To break this down here’s what just happened:

{TODAY.PART(‘day’)}: The current day of the month.
{NEW_ARR_TARGET}: The TARGET we’ve set with the dashboard drill control in step 1.
{CURRENT_MONTH.END.PART(‘day’)}: The day of the month of the last day of the month, or put another way: how many days there are in the current month.

Paste that SQL in for the second layer and make sure you change the Merge Type for the two layers to Union and choose Add Layer Names as shown in the following figure.

Now you should be able to show the results in a bar chart, with the two data points next to each other.

##4. Formatting

Finally, you’ll need to do a couple things to get the chart formatted well.

  1. Override the Y axis and set the top to be your goal. This will help you get a general feel for how close you are to the end target.
  2. Change the layer names to what you’d like the bars to be labeled.
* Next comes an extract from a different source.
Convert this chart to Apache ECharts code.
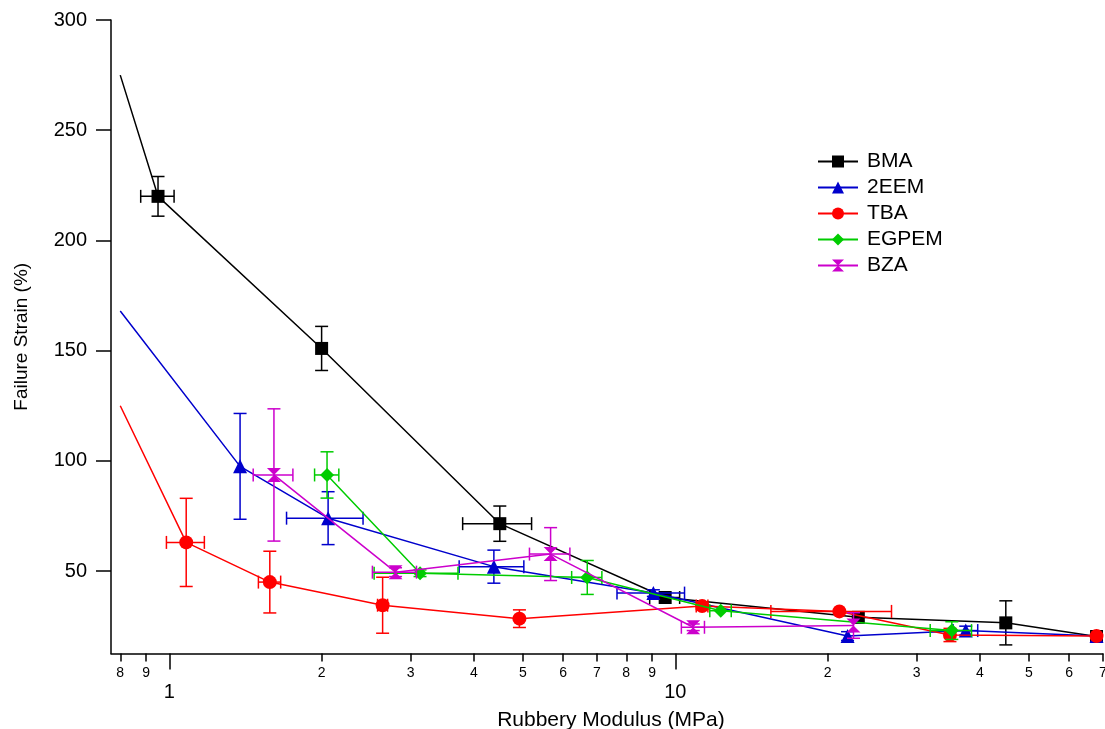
<!DOCTYPE html>
<html>
<head>
<meta charset="utf-8">
<script src="https://cdn.jsdelivr.net/npm/echarts@6/dist/echarts.min.js"></script>
<style>
  html, body { margin: 0; padding: 0; background: #fff; }
  #chart { width: 1105px; height: 729px; }
</style>
</head>
<body>
<div id="chart"></div>
<script>
// ---------- data ----------
const seriesNames = ['BMA', '2EEM', 'TBA', 'EGPEM', 'BZA'];

const bmaX    = [0.8, 0.95, 2.0, 4.5, 9.55, 23.0, 45.0, 68.0];
const bmaY    = [275, 220, 151, 71.5, 38, 29, 26.5, 20.3];
const bmaXErr = [0, 0.072, 0, 0.7, 0.65, 0, 0, 0];
const bmaYErr = [0, 9, 10, 8, 0, 0, 10, 0];

const eemX    = [0.8, 1.38, 2.06, 4.38, 9.05, 21.9, 37.5, 68.0];
const eemY    = [168, 97.5, 74, 52, 40, 20.5, 23, 20.5];
const eemXErr = [0, 0, 0.355, 0.64, 1.38, 0, 2.1, 0];
const eemYErr = [0, 24, 12, 7.5, 1.5, 2, 2, 0];

const tbaX    = [0.8, 1.08, 1.58, 2.64, 4.92, 11.3, 21.1, 34.9, 68.0];
const tbaY    = [125, 63, 45, 34.5, 28.4, 34.1, 31.7, 21, 20.5];
const tbaXErr = [0, 0.093, 0.08, 0.06, 0, 0.3, 5.65, 0, 0];
const tbaYErr = [0, 20, 14, 12.7, 4, 1.5, 0, 3, 0];

const egpX    = [2.05, 3.13, 6.7, 12.3, 35.2];
const egpY    = [93.6, 49, 47.1, 32, 23];
const egpXErr = [0.113, 0.59, 0.46, 0.6, 3.3];
const egpYErr = [10.5, 1.5, 7.7, 0, 4];

const bzaX    = [1.61, 2.8, 5.67, 10.85, 22.5];
const bzaY    = [93.6, 49.5, 57.7, 24.5, 25.3];
const bzaXErr = [0.145, 0.28, 0.52, 0.57, 0];
const bzaYErr = [30, 2, 12, 1.5, 5.8];

// points drawn only as line ends (no marker): index 0 of these series
const lineOnlyFirst = { 'BMA': true, '2EEM': true, 'TBA': true };

// axis ticks
const minorTickValues = [0.8, 0.9, 2, 3, 4, 5, 6, 7, 8, 9, 20, 30, 40, 50, 60, 70];
const minorTickLabels = ['8', '9', '2', '3', '4', '5', '6', '7', '8', '9', '2', '3', '4', '5', '6', '7'];
const majorTickValues = [1, 10];
const majorTickLabels = ['1', '10'];
const yTickValues = [50, 100, 150, 200, 250, 300];

// ---------- styling ----------
const FONT = "'Liberation Sans', Arial, Helvetica, sans-serif";
const colors = { 'BMA': '#000000', '2EEM': '#0000cc', 'TBA': '#ff0000', 'EGPEM': '#00cc00', 'BZA': '#cc00cc' };
const symbols = {
  'BMA': 'rect',
  '2EEM': 'triangle',
  'TBA': 'circle',
  'EGPEM': 'diamond',
  'BZA': 'path://M0,0L10,0L5,5L10,10L0,10L5,5Z'
};
const symbolSizes = { 'BMA': 13, '2EEM': 14, 'TBA': 14, 'EGPEM': 14, 'BZA': 14 };

const groups = [
  ['BMA', bmaX, bmaY, bmaXErr, bmaYErr],
  ['2EEM', eemX, eemY, eemXErr, eemYErr],
  ['TBA', tbaX, tbaY, tbaXErr, tbaYErr],
  ['EGPEM', egpX, egpY, egpXErr, egpYErr],
  ['BZA', bzaX, bzaY, bzaXErr, bzaYErr]
];

function lookup(values, labels, v) {
  for (let i = 0; i < values.length; i++) {
    if (Math.abs(values[i] - v) <= values[i] * 1e-4) return labels[i];
  }
  return '';
}

function errRenderer(color) {
  const CAP = 6.5;
  return function (params, api) {
    const x = api.value(0), y = api.value(1), ex = api.value(2), ey = api.value(3);
    const style = { stroke: color, lineWidth: 1.5, fill: null };
    const ch = [];
    if (ey > 0) {
      const t = api.coord([x, y + ey]);
      const b = api.coord([x, y - ey]);
      ch.push({ type: 'line', shape: { x1: t[0], y1: t[1], x2: b[0], y2: b[1] }, style });
      ch.push({ type: 'line', shape: { x1: t[0] - CAP, y1: t[1], x2: t[0] + CAP, y2: t[1] }, style });
      ch.push({ type: 'line', shape: { x1: b[0] - CAP, y1: b[1], x2: b[0] + CAP, y2: b[1] }, style });
    }
    if (ex > 0) {
      const l = api.coord([x - ex, y]);
      const r = api.coord([x + ex, y]);
      ch.push({ type: 'line', shape: { x1: l[0], y1: l[1], x2: r[0], y2: r[1] }, style });
      ch.push({ type: 'line', shape: { x1: l[0], y1: l[1] - CAP, x2: l[0], y2: l[1] + CAP }, style });
      ch.push({ type: 'line', shape: { x1: r[0], y1: r[1] - CAP, x2: r[0], y2: r[1] + CAP }, style });
    }
    return { type: 'group', children: ch };
  };
}

const series = [];
groups.forEach(function (g, gi) {
  const name = g[0], xs = g[1], ys = g[2], exs = g[3], eys = g[4];
  const color = colors[name];
  const errData = xs.map((x, i) => [x, ys[i], exs[i], eys[i]]);
  series.push({
    type: 'custom',
    name: name + ' error',
    xAxisIndex: 0, yAxisIndex: 0,
    renderItem: errRenderer(color),
    encode: { x: 0, y: 1 },
    data: errData,
    z: 2 + gi * 2,
    silent: true
  });
  const lineData = xs.map(function (x, i) {
    const item = { value: [x, ys[i]] };
    if (i === 0 && lineOnlyFirst[name]) item.symbol = 'none';
    return item;
  });
  series.push({
    type: 'line',
    name: name,
    xAxisIndex: 0, yAxisIndex: 0,
    data: lineData,
    symbol: symbols[name],
    symbolSize: symbolSizes[name],
    showAllSymbol: true,
    itemStyle: { color: color, borderWidth: 0 },
    lineStyle: { color: color, width: 1.5 },
    z: 3 + gi * 2,
    clip: true,
    silent: true
  });
});

const xMin = 0.767, xMax = 70;
const yMin = 12.6, yMax = 300;

const axisLineStyle = { color: '#000', width: 1.5 };

const option = {
  animation: false,
  backgroundColor: '#ffffff',
  textStyle: { fontFamily: FONT },
  grid: { left: 111, right: 2.1, top: 20, bottom: 75.5, containLabel: false, outerBoundsMode: 'none' },
  legend: {
    orient: 'vertical',
    left: 812, top: 146,
    data: seriesNames,
    itemWidth: 40, itemHeight: 15, itemGap: 5,
    textStyle: { fontFamily: FONT, fontSize: 21, color: '#000', lineHeight: 21, padding: [0, 0, 0, 4] },
    selectedMode: false
  },
  xAxis: [
    {
      type: 'log', logBase: 10, min: xMin, max: xMax, position: 'bottom',
      axisLine: { show: true, onZero: false, lineStyle: axisLineStyle },
      axisTick: { show: true, length: 8, inside: false, customValues: minorTickValues, lineStyle: axisLineStyle },
      axisLabel: {
        show: true, customValues: minorTickValues, margin: 13,
        fontSize: 14, color: '#000', fontFamily: FONT,
        formatter: v => lookup(minorTickValues, minorTickLabels, v)
      },
      splitLine: { show: false }, minorTick: { show: false }, minorSplitLine: { show: false }
    },
    {
      type: 'log', logBase: 10, min: xMin, max: xMax, position: 'bottom',
      name: 'Rubbery Modulus (MPa)', nameLocation: 'middle', nameGap: 56,
      nameTextStyle: { fontSize: 21, color: '#000', fontFamily: FONT, padding: [0, 0, 0, 8] },
      axisLine: { show: false, onZero: false },
      axisTick: { show: true, length: 16, inside: false, customValues: majorTickValues, lineStyle: axisLineStyle },
      axisLabel: {
        show: true, customValues: majorTickValues, margin: 29,
        fontSize: 20, color: '#000', fontFamily: FONT,
        formatter: v => lookup(majorTickValues, majorTickLabels, v)
      },
      splitLine: { show: false }, minorTick: { show: false }, minorSplitLine: { show: false }
    }
  ],
  yAxis: [{
    type: 'value', min: yMin, max: yMax, position: 'left',
    name: 'Failure Strain (%)', nameLocation: 'middle', nameGap: 80, nameRotate: 90,
    nameTextStyle: { fontSize: 19, color: '#000', fontFamily: FONT },
    axisLine: { show: true, onZero: false, lineStyle: axisLineStyle },
    axisTick: { show: true, length: 15, inside: false, customValues: yTickValues, lineStyle: axisLineStyle },
    axisLabel: { show: true, customValues: yTickValues, margin: 24, fontSize: 20, color: '#000', fontFamily: FONT },
    splitLine: { show: false }
  }],
  series: series
};

const chart = echarts.init(document.getElementById('chart'), null, { renderer: 'canvas' });
chart.setOption(option);
</script>
</body>
</html>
Here we’ve chosen “New ARR” and “Pacer”
  3. Save and arrange on your dashboard!


Salesforce Overview and You!
#2

Is there a way to count only weekdays while calculating the earning rates and doing projection forward?
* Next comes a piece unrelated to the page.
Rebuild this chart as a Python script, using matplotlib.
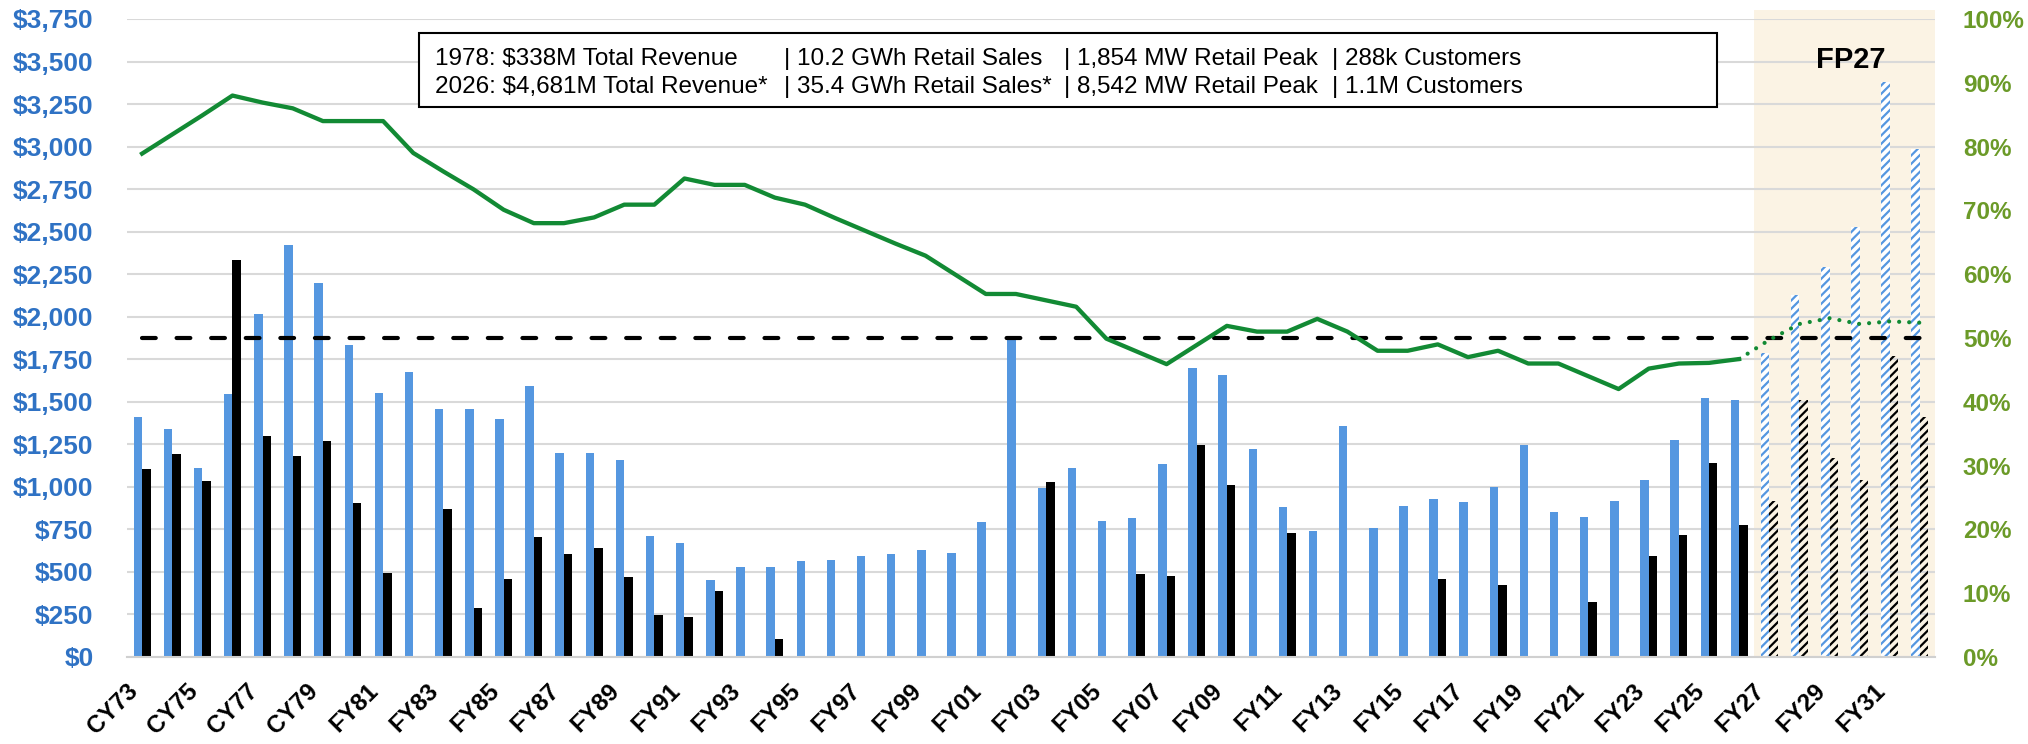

I think the effect of counting weekends washes out if you divide your revenue by 7 days per week and then also project outwards using 7 days a week, but calculating the revenue per day you need to hit going forwards gets a little messed up if you’re not earning revenue on weekends.


#3

Hey Dan!

You can remove the weekends but it will require some modification to the calculation above. You can achieve this using layers:
layer 1: calculate ARR or revenue
In this layer you would need to include the day of week dimension so you can easily filter out the weekends and use the pipeline to calculate the total ARR or revenue after you’ve filtered out the weekends

layer 2: calculate pacer
Assuming you’re doing a monthly pace, you can use this query with any postgres datasource (chartio demo for example) to calculate out the pacer:

--generate dates for the month from the first day to the last day
with days as (
select * 
from generate_series({CURRENT_MONTH.START}::DATE,{CURRENT_MONTH.END}::DATE,'1 day')),

--associates each day with a day of week
dow as (
select days.generate_series, TO_CHAR(days.generate_series,'DD') as day, TO_CHAR(days.generate_series, 'D')::INT as day_of_week
from days
order by 1 ASC),

--calculate how many days in the month excluding the weekends
total as (select count(dow.generate_series) as total from dow where dow.day_of_week not in (1,7)),

--calculate how many days into the month
pacer as (select sum(case when dow.day::INT < {TODAY.PART('day')}::INT then 1 else 0 end) as pacer 
from dow 
cross join total),

--calculate the target goal
target as (CALCULATE TARGET as target),

--get the day of month, total, days into the month, and target
pace as (select dow.day, total.total, pacer.pacer, target.target
from dow
cross join total
cross join pacer
cross join target
)

--calculate the pacer
select pace.pacer*pace.target/pace.total as pacer
from pace
limit 1

the query generates a date series for the month and filters out all the weekends and does the calculation for the pacer.

You can then union all the layers together.